2. Video Screenshots
This is one of my favorite solo travel picture taking techniques because it's both inconspicuous and not as obnoxious. Put your phone or GoPro on video, and start moving around or doing something in action that you wouldn't be able to hold a phone while doing.
Then, you can view the video later and pause it when you see something that would make for a cool picture, and screenshot it to use for a still shot.
Nothing is more amusing than a SloMo video, plus it gives you the chance to get an even better screenshot for a still pic than an actual video does! Test it out with things that are moving fast, like a waterfall, or an animal running, then figure out how to put yourself in the frame.
You technically could hold your phone out to SloMo yourself, but since it's in slow motion anyway, you might as well mount and angle your phone so you can can jump in front of it.
Sorry, I don't remember the name of the random tourist that I asked to take my picture in front of a waterfall, but that's who took the picture of me when I was traveling solo. I usually have no problem asking a random person to take a picture of m (even though most of the time they don't turn out that well) and even offer to take their picture first to be polite.
Selfie sticks get a lot of heat from people these days, or rather, the people who use them do, but the bottom line is that they work. I personally hate selfie sticks, but continue to use them with my camera, because they take awesome wide-lens pictures and give me something other than close up of my face.
Yes, it's embarrassing to use one, and yes, people always stare and comment, but guess what? I don't care, because I'm getting epic pics and videos and they're not. Hmph!

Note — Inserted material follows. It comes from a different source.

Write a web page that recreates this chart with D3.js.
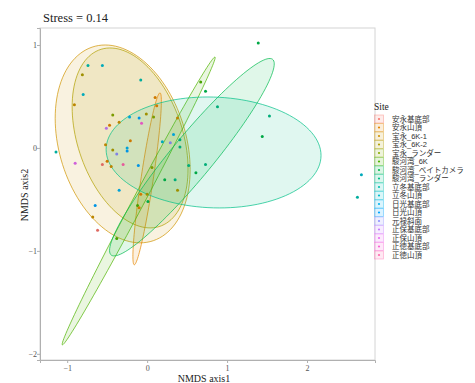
<!DOCTYPE html>
<html>
<head>
<meta charset="utf-8">
<script src="https://cdn.jsdelivr.net/npm/d3@7"></script>
<style>
  body { margin: 0; background: #fff; }
  svg text { font-family: "Liberation Serif", "DejaVu Serif", serif; }
</style>
</head>
<body>
<div id="graph"></div>
<script>
// sites (legend order) and their colours (ggplot hue palette, 17 levels)
const sites = ["安永基底部", "安永山頂", "宝永_6K-1", "宝永_6K-2", "宝永_ランダー",
  "駿河湾_6K", "駿河湾_ベイトカメラ", "駿河湾_ランダー", "立冬基底部", "立冬山頂",
  "日光基底部", "日光山頂", "元禄斜面", "正保基底部", "正保山頂", "正徳基底部", "正徳山頂"];
const siteColors = ["#F8766D", "#E58700", "#D09400", "#B1A000", "#89AC00",
  "#4FB400", "#00BB4E", "#00C087", "#00C0B0", "#00BDD0",
  "#00B4F0", "#00A5FF", "#8F91FF", "#C77CFF", "#E86BF3", "#FB61D7", "#FF65AC"];

// NMDS scores
const ptSite = [8, 9, 3, 9, 2, 8, 1, 1, 4, 10, 11, 3, 2, 1, 13, 15, 4, 2, 1, 2,
  3, 10, 11, 12, 8, 14, 0, 1, 2, 16, 11, 9, 10, 7, 7, 7, 7, 6, 6, 7,
  3, 10, 5, 6, 7, 6, 7, 6, 9, 8, 11, 2, 0, 5, 1, 3, 5, 1, 6, 4, 12];
const nmds1 = [-0.74, -0.56, -0.81, -0.80, -0.91, -0.08, 0.10, 0.12, -0.43, -0.22, -0.10, -0.01, -0.35, -0.47, -0.51, -0.07, 0.08, 0.38, -0.21, -0.52,
  -0.43, -0.25, -0.25, -0.38, -1.14, -0.90, -0.56, -0.50, -0.45, -0.30, -0.11, 0.19, 0.33, 0.41, 0.41, 0.52, 0.73, 0.61, 0.22, 0.35,
  0.38, -0.35, 0.67, 0.73, 0.88, 1.39, 1.53, 1.44, 2.68, 2.63, -0.65, -0.68, -0.62, -0.38, -0.08, 0.00, -0.12, -0.10, 0.01, 0.06, 0.29];
const nmds2 = [0.80, 0.80, 0.71, 0.52, 0.42, 0.66, 0.49, 0.41, 0.32, 0.30, 0.29, 0.33, 0.25, 0.22, 0.19, 0.24, 0.30, 0.29, 0.07, 0.03,
  -0.02, 0.00, -0.03, -0.06, -0.04, -0.15, -0.16, -0.13, -0.18, -0.16, -0.17, 0.06, 0.13, 0.08, 0.01, -0.17, -0.16, -0.24, -0.31, -0.31,
  -0.41, -0.41, 0.64, 0.55, 0.40, 1.02, 0.31, 0.11, -0.26, -0.48, -0.56, -0.67, -0.80, -0.88, -0.45, -0.45, -0.56, -0.58, -0.52, -0.19, 0.05];

// 95% ellipses: centre, spread along each axis and correlation (data units)
const ellSite = [2, 3, 1, 5, 6, 7];
const ellCx = [-0.306, -0.213, 0.000, -0.106, 0.560, 0.831];
const ellCy = [0.039, 0.097, -0.300, -0.515, -0.090, -0.044];
const ellSx = [0.844, 0.725, 0.178, 0.957, 1.030, 1.344];
const ellSy = [0.961, 0.874, 0.835, 1.398, 0.959, 0.539];
const ellRho = [-0.259, -0.345, 0.901, 0.9963, 0.945, -0.054];

const xTicks = [-1, 0, 1, 2];
const yTicks = [-2, -1, 0, 1];

const W = 475, H = 383;
const svg = d3.select("#graph").append("svg").attr("width", W).attr("height", H);

const x = d3.scaleLinear([-1.34, 2.85], [40, 375]);
const y = d3.scaleLinear([-2.06, 1.165], [360, 28]);
const col = d3.scaleOrdinal(d3.range(sites.length), siteColors);

// panel border
svg.append("rect").attr("x", 40).attr("y", 28).attr("width", 335).attr("height", 332)
  .attr("fill", "none").attr("stroke", "#d4d4d4").attr("stroke-width", 1);

// ellipses
const ellipses = ellSite.map((s, i) => ({s: s, cx: ellCx[i], cy: ellCy[i], sx: ellSx[i], sy: ellSy[i], r: ellRho[i]}));
const ellLine = d3.line().x(d => x(d[0])).y(d => y(d[1]));
function ellPts(e) {
  const pts = [];
  const k = Math.sqrt(1 - e.r * e.r);
  for (let i = 0; i <= 120; i++) {
    const t = i / 120 * 2 * Math.PI;
    pts.push([e.cx + e.sx * Math.cos(t), e.cy + e.sy * (e.r * Math.cos(t) + k * Math.sin(t))]);
  }
  return pts;
}
svg.append("g").selectAll("path").data(ellipses).enter().append("path")
  .attr("d", d => ellLine(ellPts(d)) + "Z")
  .attr("fill", d => col(d.s)).attr("fill-opacity", 0.12)
  .attr("stroke", d => col(d.s)).attr("stroke-opacity", 0.7).attr("stroke-width", 1);

// points
const points = ptSite.map((s, i) => ({s: s, x: nmds1[i], y: nmds2[i]}));
svg.append("g").selectAll("circle").data(points).enter().append("circle")
  .attr("cx", d => x(d.x)).attr("cy", d => y(d.y)).attr("r", 1.5)
  .attr("fill", d => d3.color(col(d.s)).darker(0.3));

// axes
const gx = svg.append("g").attr("transform", "translate(0,360)")
  .call(d3.axisBottom(x).tickValues(xTicks).tickSize(3).tickPadding(2).tickFormat(d3.format("d")));
const gy = svg.append("g").attr("transform", "translate(40,0)")
  .call(d3.axisLeft(y).tickValues(yTicks).tickSize(3).tickFormat(d3.format("d")));
[gx, gy].forEach(g => {
  g.select(".domain").attr("stroke", "#b0b0b0");
  g.selectAll(".tick line").attr("stroke", "#b0b0b0");
  g.selectAll(".tick text").attr("fill", "#555").style("font-size", "8px")
    .style("font-family", "'Liberation Serif', serif");
});
gy.selectAll(".tick text").attr("x", -3);

// titles
svg.append("text").attr("x", 43).attr("y", 22).style("font-size", "12.5px").attr("fill", "#222")
  .text("Stress = 0.14");
svg.append("text").attr("x", 204).attr("y", 382).attr("text-anchor", "middle")
  .style("font-size", "10px").attr("fill", "#222").text("NMDS axis1");
svg.append("text").attr("transform", "translate(28,195) rotate(-90)").attr("text-anchor", "middle")
  .style("font-size", "10px").attr("fill", "#222").text("NMDS axis2");

// legend
const leg = svg.append("g");
leg.append("text").attr("x", 374).attr("y", 110).style("font-size", "9.5px").attr("fill", "#222").text("Site");
const ly = d3.scaleLinear([0, 16], [119, 255]);
const item = leg.selectAll("g.item").data(sites).enter().append("g").attr("class", "item");
item.append("rect").attr("x", 374.5).attr("y", (d, i) => ly(i) - 4).attr("width", 9).attr("height", 8)
  .attr("fill", (d, i) => col(i)).attr("fill-opacity", 0.14)
  .attr("stroke", (d, i) => col(i)).attr("stroke-opacity", 0.45).attr("stroke-width", 0.8);
item.append("circle").attr("cx", 379).attr("cy", (d, i) => ly(i)).attr("r", 1.1).attr("fill", (d, i) => col(i));
item.append("text").attr("x", 392).attr("y", (d, i) => ly(i) + 2.8)
  .style("font-family", "'Liberation Sans', 'Noto Sans CJK JP', sans-serif").style("font-size", "7.5px").attr("fill", "#333")
  .text(d => d);
</script>
</body>
</html>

6. Classic Shameless Selfies
Yes. I take travel selfies. But why wouldn't I want a memory of me in an epic place? Try to position the background first, then figure out where to put your face in it. Holding it up at a higher angle gets a lot more scenery and perspective, and typically makes you look better as well.
Don't forget that filters can work wonders... but you didn't hear that from me.
7. Incognito Selfies
If you're the type of person who doesn't like getting immediately labeled as a tourist or vain person, you might want to opt for an incognito selfie. It's very easy to appear as though you're taking a photo of something in front of you, while secretly taking a selfie with something behind you. You can even put an object in front of you to pretend like that's really your main photo target.
The burst option is also great for action or determining what your best angle is. In a split second it takes about 11 or so photos, so that you can tediously scroll back and forth to figure out which ones are best.
9. The Panoramic
Taking a panoramic with you in it might require a little bit of practice and skill. You'll have to be able to steadily hold your phone as you slowly move it along the nerve-wrecking red line that your camera demands you follow in order to create the panoramic.
You might end up looking like a distorted alien the first few times, but once you get it, it makes a really cool picture!
10. Alternate Angle Photos
Perhaps my most favorite kind of selfie to take is the one that I don't actually have to be in. I hate seeing a full-on photo of my face just as much as my mother loves it, so I'm all for the "back of head," "side of face" or "half of face" selfies that actually tend to make pretty great angles.
So, there you have it! All of my solo travel photo secrets that you can either use for yourself -- or use to stop asking me who's taking the picture!